Begin

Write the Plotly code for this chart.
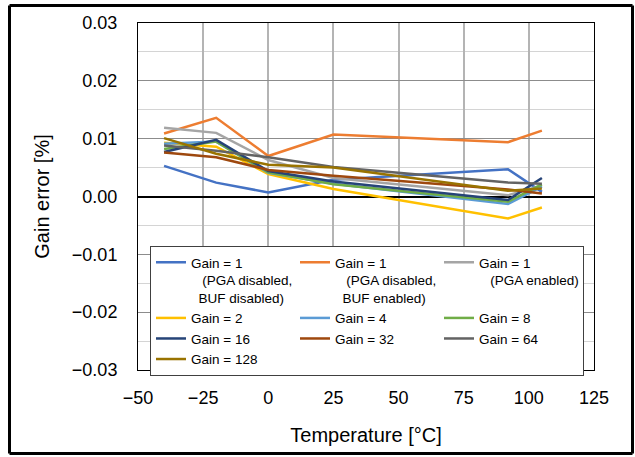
import plotly.graph_objects as go

# Temperature points [°C]
temperature = [-40, -20, 0, 25, 92, 105]

# Gain error [%] per configuration
gain1_pga_dis_buf_dis = [0.0053, 0.0024, 0.0007, 0.0029, 0.0047, 0.0008]
gain1_pga_dis_buf_en = [0.0109, 0.0136, 0.0070, 0.0107, 0.0094, 0.0114]
gain1_pga_en = [0.0119, 0.0110, 0.0063, 0.0032, 0.0002, 0.0019]
gain2 = [0.0093, 0.0086, 0.0039, 0.0013, -0.0038, -0.0019]
gain4 = [0.0091, 0.0095, 0.0041, 0.0022, -0.0013, 0.0017]
gain8 = [0.0082, 0.0095, 0.0042, 0.0021, -0.0009, 0.0021]
gain16 = [0.0077, 0.0098, 0.0044, 0.0026, -0.0006, 0.0032]
gain32 = [0.0076, 0.0068, 0.0046, 0.0036, 0.0012, 0.0005]
gain64 = [0.0088, 0.0079, 0.0068, 0.0051, 0.0024, 0.0022]
gain128 = [0.0101, 0.0074, 0.0055, 0.0050, 0.0010, 0.0014]

NB = "\u00a0"
series = [
    (f"Gain = 1<br>{NB*3}(PGA disabled,<br>{NB*2}BUF disabled)", gain1_pga_dis_buf_dis, "#4472C4"),
    (f"Gain = 1<br>{NB*3}(PGA disabled,<br>{NB*2}BUF enabled)", gain1_pga_dis_buf_en, "#ED7D31"),
    (f"Gain = 1<br>{NB*3}(PGA enabled)", gain1_pga_en, "#A5A5A5"),
    ("Gain = 2", gain2, "#FFC000"),
    ("Gain = 4", gain4, "#5B9BD5"),
    ("Gain = 8", gain8, "#70AD47"),
    ("Gain = 16", gain16, "#264478"),
    ("Gain = 32", gain32, "#9E480E"),
    ("Gain = 64", gain64, "#636363"),
    ("Gain = 128", gain128, "#997300"),
]

fig = go.Figure()
for name, values, color in series:
    fig.add_trace(
        go.Scatter(
            x=temperature,
            y=values,
            mode="lines",
            name=name,
            line={"color": color, "width": 2.5},
        )
    )

# plot area in pixels (for placing the outer frame)
L, R, T, B = 138, 594, 23, 370
W, H = 635, 457


def px_x(p):
    return (p - L) / (R - L)


def px_y(p):
    return (B - p) / (B - T)


frame = [(9.5, 5.5, 632.5, 5.5), (9.5, 453.5, 632.5, 453.5),
         (9.5, 5.5, 9.5, 453.5), (632.5, 5.5, 632.5, 453.5)]

fig.update_layout(
    width=W,
    height=H,
    autosize=False,
    margin={"l": L, "r": W - R, "t": T, "b": H - B, "autoexpand": False},
    paper_bgcolor="white",
    plot_bgcolor="white",
    font={"family": "Liberation Sans, Arial, sans-serif", "color": "#000000", "size": 18},
    xaxis={
        "range": [-50, 125],
        "dtick": 25,
        "tick0": -50,
        "showgrid": True,
        "gridcolor": "#b4b4b4",
        "gridwidth": 1.5,
        "zeroline": False,
        "showline": True,
        "linecolor": "#000000",
        "linewidth": 1,
        "mirror": True,
        "ticks": "",
        "ticklabelstandoff": 11,
        "title": {"text": "Temperature [°C]", "standoff": 21, "font": {"size": 20}},
    },
    yaxis={
        "range": [-0.03, 0.03],
        "dtick": 0.01,
        "tickformat": ".2f",
        "showgrid": True,
        "gridcolor": "#8c8c8c",
        "gridwidth": 1,
        "minor": {"dtick": 0.005, "showgrid": True, "gridcolor": "#d4d4d4", "gridwidth": 1},
        "zeroline": True,
        "zerolinecolor": "#000000",
        "zerolinewidth": 1.5,
        "showline": True,
        "linecolor": "#000000",
        "linewidth": 1,
        "mirror": True,
        "ticks": "",
        "ticklabelstandoff": 16,
        "title": {"text": "Gain error [%]", "standoff": 16, "font": {"size": 20}},
    },
    legend={
        "orientation": "h",
        "x": px_x(150),
        "y": px_y(246),
        "xanchor": "left",
        "yanchor": "top",
        "entrywidth": 99,
        "entrywidthmode": "pixels",
        "valign": "top",
        "bgcolor": "white",
        "bordercolor": "#404040",
        "borderwidth": 1,
        "font": {"size": 13.5},
        "tracegroupgap": 0,
        "itemwidth": 30,
    },
    shapes=[
        {
            "type": "line",
            "xref": "paper",
            "yref": "paper",
            "x0": px_x(a),
            "y0": px_y(b),
            "x1": px_x(c),
            "y1": px_y(d),
            "line": {"color": "#000000", "width": 3},
            "layer": "above",
        }
        for a, b, c, d in frame
    ],
)

fig.write_html(
    "out.html",
    config={"displayModeBar": False},
    post_script="document.body.style.margin='0';",
)
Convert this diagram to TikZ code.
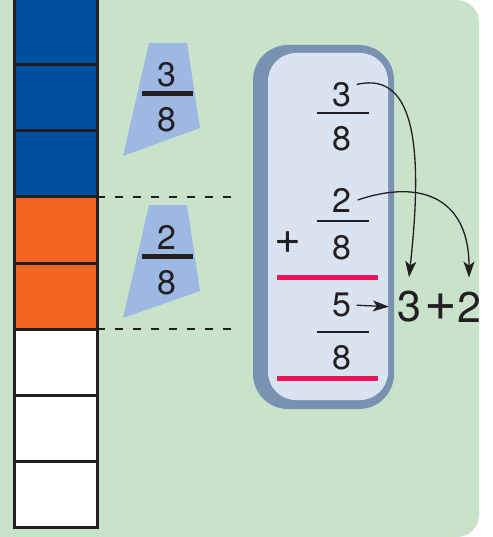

End

> [Goal of the exercise]
Restate the records word for word, omitting images.

> [Solved problem]
Write the Plotly code for this chart.
import plotly.graph_objects as go

# Temperature points [°C]
temperature = [-40, -20, 0, 25, 92, 105]

# Gain error [%] per configuration
gain1_pga_dis_buf_dis = [0.0053, 0.0024, 0.0007, 0.0029, 0.0047, 0.0008]
gain1_pga_dis_buf_en = [0.0109, 0.0136, 0.0070, 0.0107, 0.0094, 0.0114]
gain1_pga_en = [0.0119, 0.0110, 0.0063, 0.0032, 0.0002, 0.0019]
gain2 = [0.0093, 0.0086, 0.0039, 0.0013, -0.0038, -0.0019]
gain4 = [0.0091, 0.0095, 0.0041, 0.0022, -0.0013, 0.0017]
gain8 = [0.0082, 0.0095, 0.0042, 0.0021, -0.0009, 0.0021]
gain16 = [0.0077, 0.0098, 0.0044, 0.0026, -0.0006, 0.0032]
gain32 = [0.0076, 0.0068, 0.0046, 0.0036, 0.0012, 0.0005]
gain64 = [0.0088, 0.0079, 0.0068, 0.0051, 0.0024, 0.0022]
gain128 = [0.0101, 0.0074, 0.0055, 0.0050, 0.0010, 0.0014]

NB = "\u00a0"
series = [
    (f"Gain = 1<br>{NB*3}(PGA disabled,<br>{NB*2}BUF disabled)", gain1_pga_dis_buf_dis, "#4472C4"),
    (f"Gain = 1<br>{NB*3}(PGA disabled,<br>{NB*2}BUF enabled)", gain1_pga_dis_buf_en, "#ED7D31"),
    (f"Gain = 1<br>{NB*3}(PGA enabled)", gain1_pga_en, "#A5A5A5"),
    ("Gain = 2", gain2, "#FFC000"),
    ("Gain = 4", gain4, "#5B9BD5"),
    ("Gain = 8", gain8, "#70AD47"),
    ("Gain = 16", gain16, "#264478"),
    ("Gain = 32", gain32, "#9E480E"),
    ("Gain = 64", gain64, "#636363"),
    ("Gain = 128", gain128, "#997300"),
]

fig = go.Figure()
for name, values, color in series:
    fig.add_trace(
        go.Scatter(
            x=temperature,
            y=values,
            mode="lines",
            name=name,
            line={"color": color, "width": 2.5},
        )
    )

# plot area in pixels (for placing the outer frame)
L, R, T, B = 138, 594, 23, 370
W, H = 635, 457


def px_x(p):
    return (p - L) / (R - L)


def px_y(p):
    return (B - p) / (B - T)


frame = [(9.5, 5.5, 632.5, 5.5), (9.5, 453.5, 632.5, 453.5),
         (9.5, 5.5, 9.5, 453.5), (632.5, 5.5, 632.5, 453.5)]

fig.update_layout(
    width=W,
    height=H,
    autosize=False,
    margin={"l": L, "r": W - R, "t": T, "b": H - B, "autoexpand": False},
    paper_bgcolor="white",
    plot_bgcolor="white",
    font={"family": "Liberation Sans, Arial, sans-serif", "color": "#000000", "size": 18},
    xaxis={
        "range": [-50, 125],
        "dtick": 25,
        "tick0": -50,
        "showgrid": True,
        "gridcolor": "#b4b4b4",
        "gridwidth": 1.5,
        "zeroline": False,
        "showline": True,
        "linecolor": "#000000",
        "linewidth": 1,
        "mirror": True,
        "ticks": "",
        "ticklabelstandoff": 11,
        "title": {"text": "Temperature [°C]", "standoff": 21, "font": {"size": 20}},
    },
    yaxis={
        "range": [-0.03, 0.03],
        "dtick": 0.01,
        "tickformat": ".2f",
        "showgrid": True,
        "gridcolor": "#8c8c8c",
        "gridwidth": 1,
        "minor": {"dtick": 0.005, "showgrid": True, "gridcolor": "#d4d4d4", "gridwidth": 1},
        "zeroline": True,
        "zerolinecolor": "#000000",
        "zerolinewidth": 1.5,
        "showline": True,
        "linecolor": "#000000",
        "linewidth": 1,
        "mirror": True,
        "ticks": "",
        "ticklabelstandoff": 16,
        "title": {"text": "Gain error [%]", "standoff": 16, "font": {"size": 20}},
    },
    legend={
        "orientation": "h",
        "x": px_x(150),
        "y": px_y(246),
        "xanchor": "left",
        "yanchor": "top",
        "entrywidth": 99,
        "entrywidthmode": "pixels",
        "valign": "top",
        "bgcolor": "white",
        "bordercolor": "#404040",
        "borderwidth": 1,
        "font": {"size": 13.5},
        "tracegroupgap": 0,
        "itemwidth": 30,
    },
    shapes=[
        {
            "type": "line",
            "xref": "paper",
            "yref": "paper",
            "x0": px_x(a),
            "y0": px_y(b),
            "x1": px_x(c),
            "y1": px_y(d),
            "line": {"color": "#000000", "width": 3},
            "layer": "above",
        }
        for a, b, c, d in frame
    ],
)

fig.write_html(
    "out.html",
    config={"displayModeBar": False},
    post_script="document.body.style.margin='0';",
)
Convert this diagram to TikZ code.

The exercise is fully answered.